Weekly newspaper published in Burns, Oregon

The Burns Times-Herald is a weekly newspaper serving the city of Burns, Oregon, and the surrounding Harney County area. The paper's motto is "Covers Harney County like the Sagebrush".

Julian Byrd managed the paper for 40 years, and was considered instrumental in bringing the telephone, electricity, and movies to the rural city, as well as advocating for railroad lines. The newspaper changed ownership many times from 1930 to 2006, when the paper's journalists bought it, in the state's first staff buyout.

== History ==
About six newspapers were consolidated over several decades to result in the Burns Times-Herald. The first paper published in Burns, Oregon was the Harney Valley Item. Horace A. Dillard first published the Item in July 1885 as a four-page, six column patent-out paper printed by Washington hand press. After two years he sold it to J. M. Vaughn. It was later absorbed into what would become the Times-Herald.

The second paper started in Burns was the East Oregon Herald, founded by David Louis Grace and Nellie R. Grace in November 1887. A century later, the paper would outlive or consolidated with 34 papers to become the only title published in Harney County. Julian Byrd joined the Graces as an apprentice. At the time he was 15 and his brother Charles A. Byrd, 21, was already working for the Graces as a compositor. Julian Byrd became the printer's devil in December 1889, and his father W. C. Byrd bought the Herald around 1890. That same year Charles Byrd went on to buy the Item and published it for three years. Julian Byrd went on to buy the Harney Times and merged it with the Herald to form the Burns Times-Herald. He also later purchased and absorbed the Burns Tribune into his paper.

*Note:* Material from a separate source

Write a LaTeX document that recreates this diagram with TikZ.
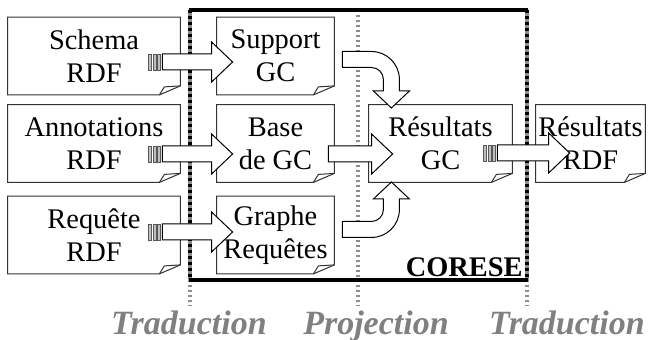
\documentclass[tikz,border=0pt]{standalone}
\usepackage{fontspec}
\setmainfont{Liberation Serif}
\usetikzlibrary{calc}

\tikzset{
    note/.style={minimum width=#1, minimum height=38.5pt, inner sep=0pt, align=center,
        font=\fontsize{14.2}{16.5}\selectfont},
    noteline/.style={draw=black!80, line width=0.5pt},
    fatline/.style={draw=black, fill=white, line width=0.5pt},
    barline/.style={draw=black!65, fill=black!25, line width=0.4pt},
    phaseline/.style={draw=black!45, line width=1.6pt, dash pattern=on 1.2pt off 1.3pt},
    phase/.style={font=\fontsize{17}{20}\selectfont\bfseries\itshape, text=black!50,
        anchor=base, inner sep=0pt},
}

% page with folded corner
\newcommand{\notecorner}[1]{%
    \draw[noteline] (#1.north west) -- (#1.north east) -- ([yshift=4.5pt]#1.south east)
        -- ([xshift=-10.5pt]#1.south east) -- (#1.south west) -- cycle;
    \draw[noteline] ([xshift=-10.5pt]#1.south east) -- ([xshift=-8pt,yshift=4pt]#1.south east)
        -- ([yshift=4.5pt]#1.south east);}

% wide hollow arrow from tail to tip
\newcommand{\fatarrow}[2]{%
    \draw[fatline] let \p1=(#1), \p2=(#2) in
        (\x1,\y1+4pt) -- (\x2-10.5pt,\y1+4pt) -- (\x2-10.5pt,\y1+10pt) -- (\x2,\y1)
        -- (\x2-10.5pt,\y1-10pt) -- (\x2-10.5pt,\y1-4pt) -- (\x1,\y1-4pt) -- cycle;}

\newcommand{\tailbars}[1]{%
    \foreach \dx in {-7, -4.75, -2.5}
        \draw[barline] ([xshift=\dx pt, yshift=-4pt]#1) rectangle ++(1.5pt,8pt);}

\begin{document}
\begin{tikzpicture}[x=0.5pt, y=-0.5pt]
    \useasboundingbox (0,0) rectangle (652,340);

    \foreach \x in {190, 358, 527}
        \draw[phaseline] (\x,10) -- (\x,306);

    % CORESE frame
    \draw[line width=2pt, black!45] (190,10) -- (190,280) (527,10) -- (527,280);
    \draw[line width=2pt, dash pattern=on 1.5pt off 1.5pt] (190,10) -- (190,280) (527,10) -- (527,280);
    \draw[line width=2pt] (189,10) -- (528,10) (189,280) -- (528,280);
    \node[font=\fontsize{14.2}{16.5}\selectfont\bfseries, anchor=base east, inner sep=0pt] (corese) at (523,277) {CORESE};

    \node[note=86pt] (schema) at (94,56) {Schema\\RDF};
    \node[note=86pt] (annot) at (94,143.5) {Annotations\\RDF};
    \node[note=86pt] (requete) at (94,235) {Requête\\RDF};
    \node[note=58.5pt] (support) at (275.5,56) {Support\\GC};
    \node[note=58.5pt] (base) at (275.5,143.5) {Base\\de GC};
    \node[note=58.5pt] (graphe) at (275.5,235) {Graphe\\Requêtes};
    \node[note=71.5pt] (resgc) at (440.5,143.5) {Résultats\\GC};
    \node[note=54.5pt] (resrdf) at (590.5,143.5) {Résultats\\RDF};

    \foreach \n in {schema, annot, requete, support, base, graphe, resgc, resrdf}
        \notecorner{\n};

    \node[phase] (trad1) at (189,335) {Traduction};
    \node[phase] (proj) at (376,335) {Projection};
    \node[phase] (trad2) at (567,335) {Traduction};

    \coordinate (t1) at ($(schema.east)+(-18,6)$);   \coordinate (h1) at ($(support.west)+(16,6)$);
    \coordinate (t2) at ($(annot.east)+(-18,10.5)$); \coordinate (h2) at ($(base.west)+(16,10.5)$);
    \coordinate (t3) at ($(requete.east)+(-18,-3)$); \coordinate (h3) at ($(graphe.west)+(16,-3)$);
    \coordinate (t4) at ($(base.east)+(-6,10.5)$);   \coordinate (h4) at ($(resgc.west)+(24,10.5)$);
    \coordinate (t5) at ($(resgc.east)+(-15,9.5)$);  \coordinate (h5) at ($(resrdf.west)+(34,9.5)$);

    \fatarrow{t1}{h1} \tailbars{t1}
    \fatarrow{t2}{h2} \tailbars{t2}
    \fatarrow{t3}{h3} \tailbars{t3}
    \fatarrow{t4}{h4}
    \fatarrow{t5}{h5} \tailbars{t5}

    % bent arrows into the results
    \coordinate (c1) at ($(support.east)+(8,3.5)$);
    \coordinate (c2) at ($(graphe.east)+(8,-5.5)$);
    \draw[fatline] ([yshift=4pt]c1) -- ++(29,0) arc[start angle=-90, end angle=0, radius=28]
        -- ++(0,11.5) -- ++(10,0) -- ++(-18,17) -- ++(-18,-17) -- ++(10,0) -- ++(0,-11.5)
        arc[start angle=0, end angle=-90, radius=12] -- ++(-29,0) -- cycle;
    \draw[fatline] ([yshift=-4pt]c2) -- ++(29,0) arc[start angle=90, end angle=0, radius=28]
        -- ++(0,-10.5) -- ++(10,0) -- ++(-18,-17) -- ++(-18,17) -- ++(10,0) -- ++(0,10.5)
        arc[start angle=0, end angle=90, radius=12] -- ++(-29,0) -- cycle;
\end{tikzpicture}
\end{document}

After her husband died, Nellie R. Grace started another newspaper called the Harney County News in January 1893. She sold the paper six years later. By 1926, the News was owned by Douglas Mullarky. In 1930, Julian Byrd merged his Burns Times-Herald with rival Douglas Mullarky's Burns News. The consolidated paper kept the Times-Herald name, with staff working out of the News' office. The Times-Herald became a daily newspaper in 1933, but reverted back to a weekly in 1939. The two men ran the paper together for decades until Mullarky was killed in 1957, the victim of a hit and run at age 59. His widow and Byrd, who has been bedfast at the hospital for years, sold the paper to a new cooperation formed by two local business owners. Byrd died about two years later.

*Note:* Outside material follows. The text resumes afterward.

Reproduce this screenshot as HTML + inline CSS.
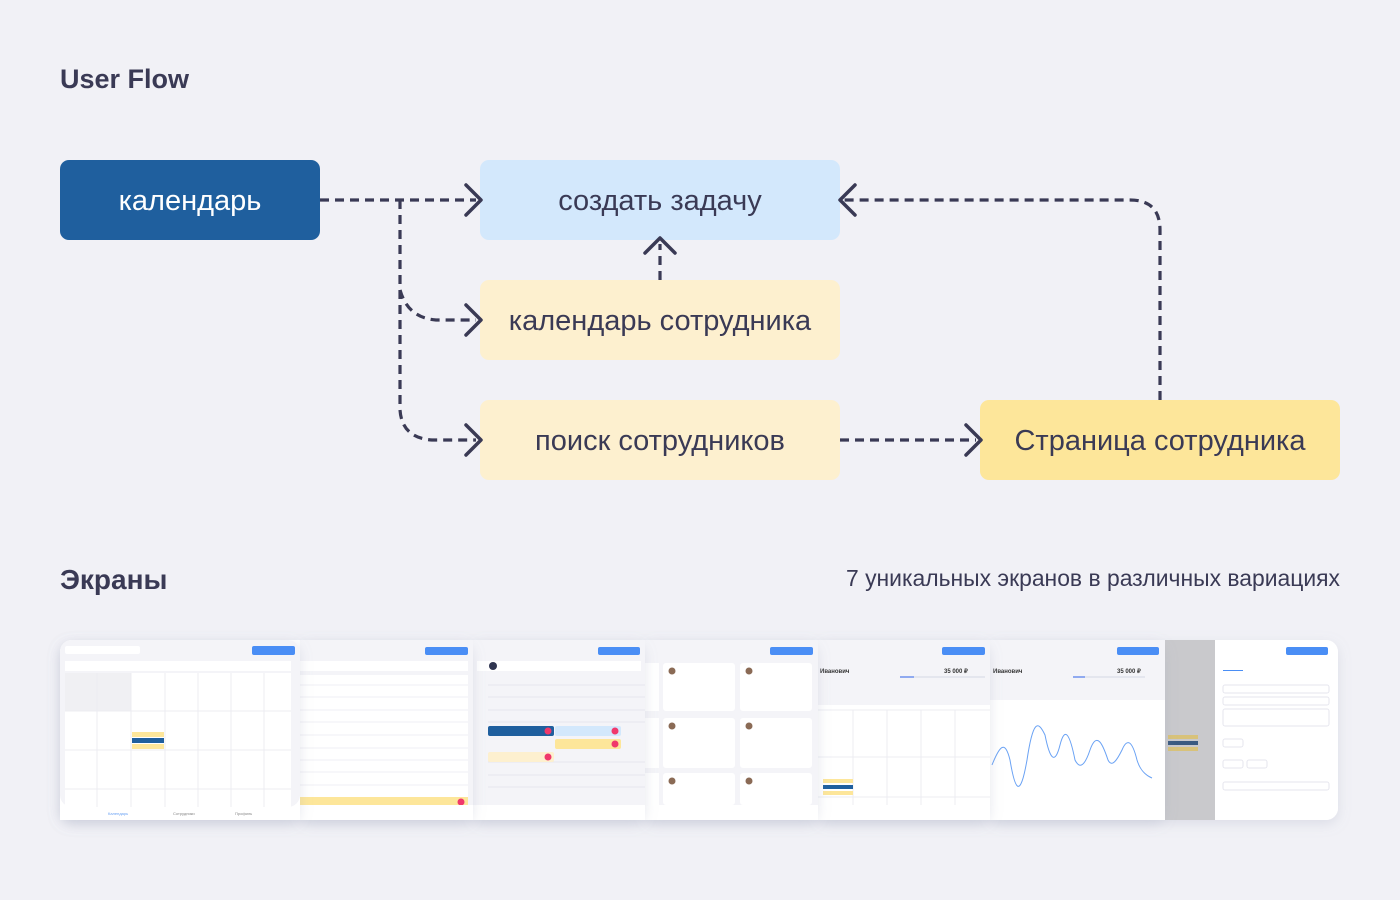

Dwight and Ethel Hinshaw published the paper for about 15 years from 1960 until retiring in the mid-1970s. In 1976, the Burns Times-Herald was purchased by Western Communications. The paper was sold to out-of-state owners in November 2006, who then announced job cuts. In response, five employees, with a $35,000 grant from the Southeast Regional Alliance, formed a partnership called Survival Media and purchased the Times-Herald.